Tout est cadré à la grue (fournie par Next Shot et opérée par le chef machiniste aguerri Bruno Dubet) et aux manivelles, y compris les travellings pour gagner du temps, malgré le chemin courbe imposé par la grue. Les plans en hauteur sont prévus depuis le début, ainsi que le fait de déplacer la source de lumière pour faire tourner les ombres sur ces top shots. C’est donc un projecteur Fresnel posé sur une autre grue qu’il faut synchroniser avec la rotation de la caméra, tout ça à la main…
Le reste de l’éclairage, fourni par Transpalux (pas plus de 20 KW au total, grâce au diaph très ouvert), en tungsten uniquement, est extrêmement diffusé, dans des cadres.
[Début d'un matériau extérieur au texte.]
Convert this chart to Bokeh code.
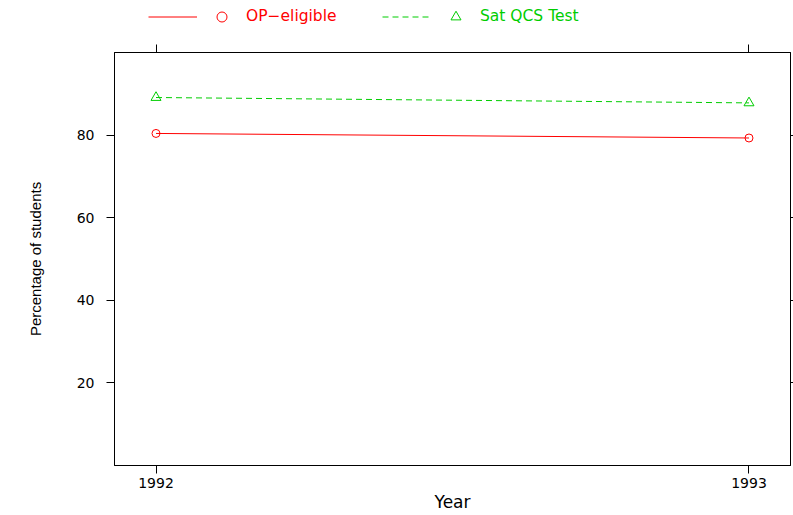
from bokeh.plotting import figure
from bokeh.models import Range1d, LinearAxis, FixedTicker, Legend, LegendItem
from bokeh.layouts import column
from bokeh.embed import file_html
from bokeh.resources import INLINE

# ---- data ----
years = [1992, 1993]
op_eligible = [80.4, 79.3]
sat_qcs = [89.1, 87.8]
y_ticks = [20, 40, 60, 80]
x_ticks = [1992, 1993]
series_names = ["OP\u2212eligible", "Sat QCS Test"]

RED = "#FF0000"
GREEN = "#00CD00"
FONT = "DejaVu Sans"

W = 793
LEG_H = 30
MAIN_H = 515 - LEG_H
FRAME_LEFT = 114

p = figure(width=W, height=MAIN_H, output_backend="svg", toolbar_location=None,
           x_range=Range1d(1991.93, 1993.07), y_range=Range1d(0, 100),
           x_axis_location=None, y_axis_location=None,
           min_border_left=FRAME_LEFT, min_border_right=3, min_border_top=52 - LEG_H,
           min_border_bottom=50)
p.grid.visible = False
p.outline_line_color = "black"
p.outline_line_width = 1
p.background_fill_color = "white"
p.border_fill_color = "white"

def style_axis(ax, show_labels, ticks):
    ax.axis_line_color = "black"
    ax.major_tick_line_color = "black"
    ax.minor_tick_line_color = None
    ax.major_tick_in = 0
    ax.major_label_text_font = FONT
    ax.major_label_text_color = "black"
    ax.major_label_text_font_size = "14px"
    ax.axis_label_text_color = "black"
    if not show_labels:
        ax.major_label_overrides = {t: "" for t in ticks}
        ax.major_label_standoff = 0

left = LinearAxis(ticker=FixedTicker(ticks=y_ticks))
style_axis(left, True, y_ticks)
left.major_tick_out = 8
left.major_label_standoff = 12
left.axis_label = "Percentage of students"
left.axis_label_text_font = "Liberation Sans"
left.axis_label_text_font_size = "15px"
left.axis_label_text_font_style = "normal"
left.axis_label_standoff = 30
p.add_layout(left, "left")

bottom = LinearAxis(ticker=FixedTicker(ticks=x_ticks))
style_axis(bottom, True, x_ticks)
bottom.major_tick_out = 8
bottom.major_label_standoff = 4
bottom.axis_label = "Year"
bottom.axis_label_text_font = FONT
bottom.axis_label_text_font_size = "17px"
bottom.axis_label_text_font_style = "normal"
bottom.axis_label_standoff = 1
p.add_layout(bottom, "below")

top = LinearAxis(ticker=FixedTicker(ticks=x_ticks))
style_axis(top, False, x_ticks)
top.major_tick_out = 8
p.add_layout(top, "above")

right = LinearAxis(ticker=FixedTicker(ticks=y_ticks))
style_axis(right, False, y_ticks)
right.major_tick_out = 3
p.add_layout(right, "right")

# ---- series ----
p.line(years, op_eligible, line_color=RED, line_width=1)
p.scatter(years, op_eligible, marker="circle", size=8, fill_alpha=0,
          line_color=RED, line_width=1)
p.line(years, sat_qcs, line_color=GREEN, line_width=1, line_dash="6 4")
p.scatter(years, sat_qcs, marker="triangle", size=10, fill_alpha=0,
          line_color=GREEN, line_width=1)

# ---- legend strip (key above the panel) ----
# the strip's ranges keep its copies of the series out of view; only the key shows
k = figure(width=W, height=LEG_H, output_backend="svg", toolbar_location=None,
           x_range=Range1d(0, 1), y_range=Range1d(0, 1),
           x_axis_location=None, y_axis_location=None,
           min_border_left=0, min_border_right=0, min_border_top=0, min_border_bottom=0)
k.grid.visible = False
k.outline_line_color = None
k.background_fill_color = "white"
k.border_fill_color = "white"
kl1 = k.line(years, op_eligible, line_color=RED, line_width=1)
km1 = k.scatter(years, op_eligible, marker="circle", fill_alpha=0, line_color=RED, line_width=1)
kl2 = k.line(years, sat_qcs, line_color=GREEN, line_width=1, line_dash="6 4")
km2 = k.scatter(years, sat_qcs, marker="triangle", fill_alpha=0, line_color=GREEN, line_width=1)

GH = 25
def make_legend(items, color, loc):
    return Legend(items=items, orientation="horizontal", location=loc,
                  glyph_width=49, glyph_height=GH, label_width=0, label_height=GH,
                  label_standoff=0, spacing=0, padding=0, margin=0,
                  border_line_alpha=0, background_fill_alpha=0,
                  label_text_font=FONT, label_text_font_size="15.5px",
                  label_text_color=color)

leg_y = LEG_H - (16 + GH / 2)
lg1 = make_legend([LegendItem(label="", renderers=[kl1]),
                   LegendItem(label=series_names[0], renderers=[km1])],
                  RED, (148 - FRAME_LEFT, leg_y))
lg2 = make_legend([LegendItem(label="", renderers=[kl2]),
                   LegendItem(label=series_names[1], renderers=[km2])],
                  GREEN, (382 - FRAME_LEFT, leg_y))
k.add_layout(lg1, "center")
k.add_layout(lg2, "center")

layout = column(k, p, spacing=0)
open("out.html", "w").write(file_html(layout, INLINE))
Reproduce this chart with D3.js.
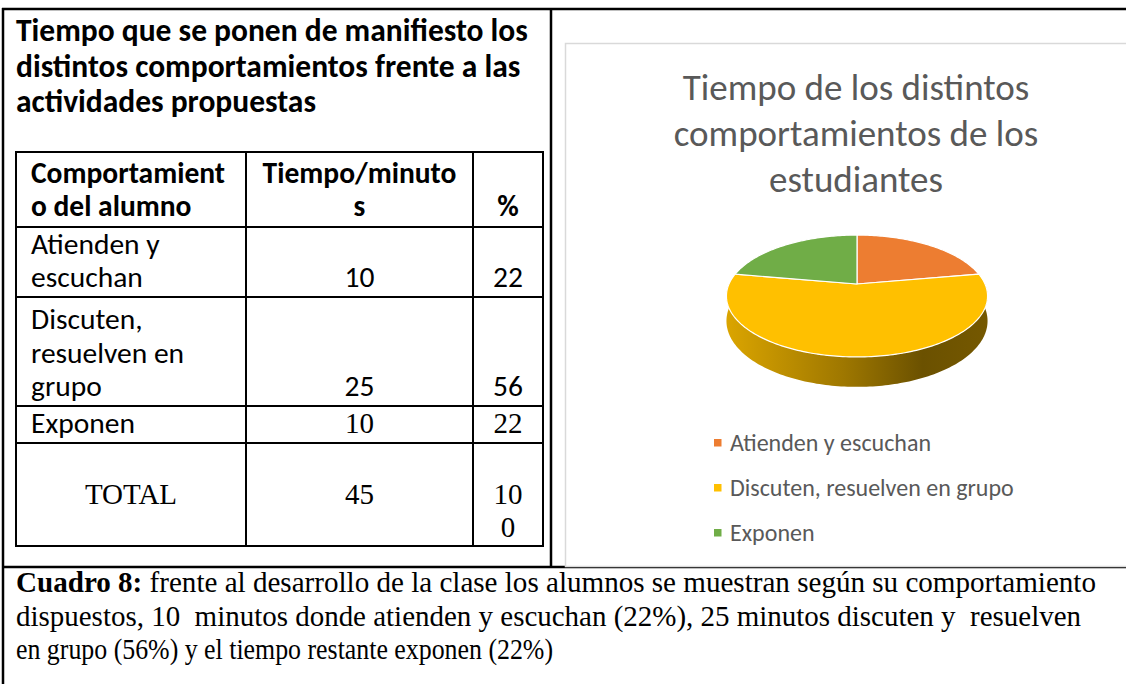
<!DOCTYPE html>
<html>
<head>
<meta charset="utf-8">
<script src="https://cdn.jsdelivr.net/npm/d3@7"></script>
<style>
  body { margin: 0; background: #fff; }
  text { white-space: pre; }
</style>
</head>
<body>
<script>
var width = 1126,
    height = 684;

// data, as in the document table
var categories = ["Atienden y escuchan", "Discuten, resuelven en grupo", "Exponen"];
var minutes = [10, 25, 10];
var percents = [22, 56, 22];
var totalMinutes = 45,
    totalPercent = 100;
var colors = ["#ED7D31", "#FFC000", "#70AD47"];

// the texts as they wrap in the document
var leftTitle = ["Tiempo que se ponen de manifiesto los", "distintos comportamientos frente a las", "actividades propuestas"];
var headLabels = [["Comportamient", "o del alumno"], ["Tiempo/minuto", "s"], ["%"]];
var rowLabels = [["Atienden y", "escuchan"], ["Discuten,", "resuelven en", "grupo"], ["Exponen"]];
var chartTitle = ["Tiempo de los distintos", "comportamientos de los", "estudiantes"];
var captionLines = [
  ["Cuadro 8:", " frente al desarrollo de la clase los alumnos se muestran según su comportamiento"],
  ["", "dispuestos, 10  minutos donde atienden y escuchan (22%), 25 minutos discuten y  resuelven"],
  ["", "en grupo (56%) y el tiempo restante exponen (22%)"]
];

var sans = "Carlito, Lato, 'Open Sans', sans-serif",
    serif = "'Liberation Serif', 'Times New Roman', serif";

var svg = d3.select("body").append("svg")
    .attr("width", width)
    .attr("height", height);

svg.append("rect").attr("width", width).attr("height", height).attr("fill", "#fff");

// ---- page frame ----
var frame = svg.append("g").attr("stroke", "#000").attr("stroke-width", 2.5);
frame.append("line").attr("x1", 2).attr("x2", width).attr("y1", 9).attr("y2", 9);
frame.append("line").attr("x1", 3).attr("x2", 3).attr("y1", 8).attr("y2", height);
frame.append("line").attr("x1", 551).attr("x2", 551).attr("y1", 8).attr("y2", 567);
frame.append("line").attr("x1", 2).attr("x2", width).attr("y1", 567).attr("y2", 567);

// ---- left title ----
svg.append("g").selectAll("text")
  .data(leftTitle)
  .enter().append("text")
    .attr("x", 16)
    .attr("y", function(d, i) { return 41 + i * 35.5; })
    .attr("font-family", sans)
    .attr("font-weight", "bold")
    .attr("font-size", 31.5)
    .attr("fill", "#000")
    .text(function(d) { return d; });

// ---- table ----
var colX = [16, 246, 473, 543];
var rowY = [152, 227, 297, 406, 443, 546];
var lineH = 33.5;

var table = svg.append("g");
table.append("g").attr("stroke", "#000").attr("stroke-width", 2)
  .selectAll("line.h").data(rowY).enter().append("line")
    .attr("x1", colX[0] - 1).attr("x2", colX[3] + 1)
    .attr("y1", function(d) { return d; }).attr("y2", function(d) { return d; });
table.append("g").attr("stroke", "#000").attr("stroke-width", 2)
  .selectAll("line.v").data(colX).enter().append("line")
    .attr("y1", rowY[0] - 1).attr("y2", rowY[5] + 1)
    .attr("x1", function(d) { return d; }).attr("x2", function(d) { return d; });

function cellText(lines, col, rowBottom, opts) {
  var n = lines.length;
  var cx = opts.align === "start" ? colX[col] + 15 : (colX[col] + colX[col + 1]) / 2;
  lines.forEach(function(t, i) {
    table.append("text")
      .attr("x", cx)
      .attr("y", rowBottom - opts.pad - (n - 1 - i) * lineH)
      .attr("text-anchor", opts.align)
      .attr("font-family", opts.font)
      .attr("font-weight", opts.bold ? "bold" : "normal")
      .attr("font-size", opts.size)
      .attr("fill", "#000")
      .text(t);
  });
}

// header
cellText(headLabels[0], 0, rowY[1], {align: "start", font: sans, bold: true, size: 29.5, pad: 11});
cellText(headLabels[1], 1, rowY[1], {align: "middle", font: sans, bold: true, size: 29.5, pad: 11});
cellText(headLabels[2], 2, rowY[1], {align: "middle", font: sans, bold: true, size: 29.5, pad: 11});

// data rows (last row in the document uses a serif for the numbers)
rowLabels.forEach(function(lines, i) {
  var bottom = rowY[i + 2];
  var numFont = i === 2 ? serif : sans;
  var numSize = i === 2 ? 29 : 29.5;
  cellText(lines, 0, bottom, {align: "start", font: sans, size: 29.5, pad: 10});
  cellText([String(minutes[i])], 1, bottom, {align: "middle", font: numFont, size: numSize, pad: 10});
  cellText([String(percents[i])], 2, bottom, {align: "middle", font: numFont, size: numSize, pad: 10});
});

// total row
var totalBottom = rowY[5] - lineH;
cellText(["TOTAL"], 0, totalBottom, {align: "middle", font: serif, size: 29, pad: 9});
cellText([String(totalMinutes)], 1, totalBottom, {align: "middle", font: serif, size: 29, pad: 9});
var pctStr = String(totalPercent);
cellText([pctStr.slice(0, 2), pctStr.slice(2)], 2, rowY[5], {align: "middle", font: serif, size: 29, pad: 9});

// ---- chart area ----
svg.append("rect")
    .attr("x", 565.5).attr("y", 43.5)
    .attr("width", 600).attr("height", 523)
    .attr("fill", "#fff")
    .attr("stroke", "#d9d9d9")
    .attr("stroke-width", 1.5);

svg.append("g").selectAll("text")
  .data(chartTitle)
  .enter().append("text")
    .attr("x", 856)
    .attr("y", function(d, i) { return 100 + i * 46; })
    .attr("text-anchor", "middle")
    .attr("font-family", sans)
    .attr("font-weight", 300)
    .attr("font-size", 37)
    .attr("fill", "#595959")
    .text(function(d) { return d; });

// 3d pie: angles from d3.pie, projected with a little perspective
var data = categories.map(function(c, i) { return {name: c, minutes: minutes[i], color: colors[i]}; });
var pie = d3.pie().sort(null).value(function(d) { return d.minutes; });
var arcs = pie(data);

var P = {cx: 857, cy: 284, a: 58.6, b: 128, p: 0.197, h: 24};
function proj(t, dz) {
  var u = Math.sin(t), v = Math.cos(t), s = 1 / (1 + P.p * v);
  return [P.cx + P.b * u * s, P.cy - P.a * v * s + dz * s];
}
function sample(a0, a1, dz) {
  var n = Math.max(2, Math.ceil(Math.abs(a1 - a0) / 0.02)), pts = [];
  for (var i = 0; i <= n; i++) pts.push(proj(a0 + (a1 - a0) * i / n, dz));
  return pts;
}
var line = d3.line();

var defs = svg.append("defs");
var pieG = svg.append("g");

// side wall (front half only)
arcs.forEach(function(d, i) {
  var a0 = Math.max(d.startAngle, Math.PI / 2),
      a1 = Math.min(d.endAngle, 3 * Math.PI / 2);
  if (a1 <= a0) return;
  var base = d3.rgb(d.data.color);
  var grad = defs.append("linearGradient")
      .attr("id", "wall" + i)
      .attr("gradientUnits", "userSpaceOnUse")
      .attr("x1", P.cx - P.b - 3).attr("x2", P.cx + P.b + 3)
      .attr("y1", 0).attr("y2", 0);
  [[0, 0.86], [0.45, 0.62], [0.75, 0.42], [1, 0.46]].forEach(function(s) {
    grad.append("stop").attr("offset", s[0])
      .attr("stop-color", d3.rgb(base.r * s[1], base.g * s[1], base.b * s[1]));
  });
  var pts = sample(a0, a1, 0).concat(sample(a1, a0, P.h));
  pieG.append("path")
      .attr("d", line(pts) + "Z")
      .attr("fill", "url(#wall" + i + ")");
});

// top face
pieG.selectAll("path.slice")
  .data(arcs)
  .enter().append("path")
    .attr("class", "slice")
    .attr("d", function(d) {
      return line([[P.cx, P.cy]].concat(sample(d.startAngle, d.endAngle, 0))) + "Z";
    })
    .attr("fill", function(d) { return d.data.color; })
    .attr("stroke", "#fff")
    .attr("stroke-width", 1.2)
    .attr("stroke-linejoin", "round");

// legend
var legend = svg.append("g").selectAll("g")
  .data(data)
  .enter().append("g")
    .attr("transform", function(d, i) { return "translate(714," + (443 + i * 45) + ")"; });
legend.append("rect")
    .attr("x", 0).attr("y", -4)
    .attr("width", 7.5).attr("height", 7.5)
    .attr("fill", function(d) { return d.color; });
legend.append("text")
    .attr("x", 16).attr("y", 8)
    .attr("font-family", sans)
    .attr("font-size", 24)
    .attr("fill", "#595959")
    .text(function(d) { return d.name; });

// ---- caption ----
var capWidths = [1080, 1065, 537];
var cap = svg.append("g").selectAll("text")
  .data(captionLines)
  .enter().append("text")
    .attr("x", 16)
    .attr("y", function(d, i) { return 592 + i * 33.5; })
    .attr("font-family", serif)
    .attr("font-size", 29)
    .attr("fill", "#000")
    .attr("textLength", function(d, i) { return capWidths[i]; })
    .attr("lengthAdjust", "spacingAndGlyphs");
cap.append("tspan").attr("font-weight", "bold").text(function(d) { return d[0]; });
cap.append("tspan").text(function(d) { return d[1]; });
</script>
</body>
</html>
Laurent ne regarde jamais le moniteur pour la lumière, il travaille seulement avec la cellule, l’oscilloscope et l’œil. Le moniteur est réglé en Rec. 709, l’espace couleur standard en diffusion HD (avec la saturation à zéro !) pour le réalisateur, qui est attentif au cadre mais fait confiance à Laurent pour la lumière. Pour Cédric : « On part du principe que chef op et réal forment un couple. Ce n’est pas sur le plateau qu’on élabore la lumière, il faut pouvoir se consacrer aux comédiens et au cadre. On règle les problèmes avant, sur le plateau on manque de temps. C’est en prépa qu’on a du recul et qu’on peut changer d’avis. Après on peut être exigeant sur le cadre, et demander beaucoup de prises ! »
Pour Cédric, pas de story board : c’est trop rigide et si on manque un plan prévu, on est coincé. Il préfère observer les comédiens pendant les répétitions, puis regarder le moniteur. Comme il découpe beaucoup, sur une journée il supprime des plans, adaptant la mise en scène à ce qu’il voit.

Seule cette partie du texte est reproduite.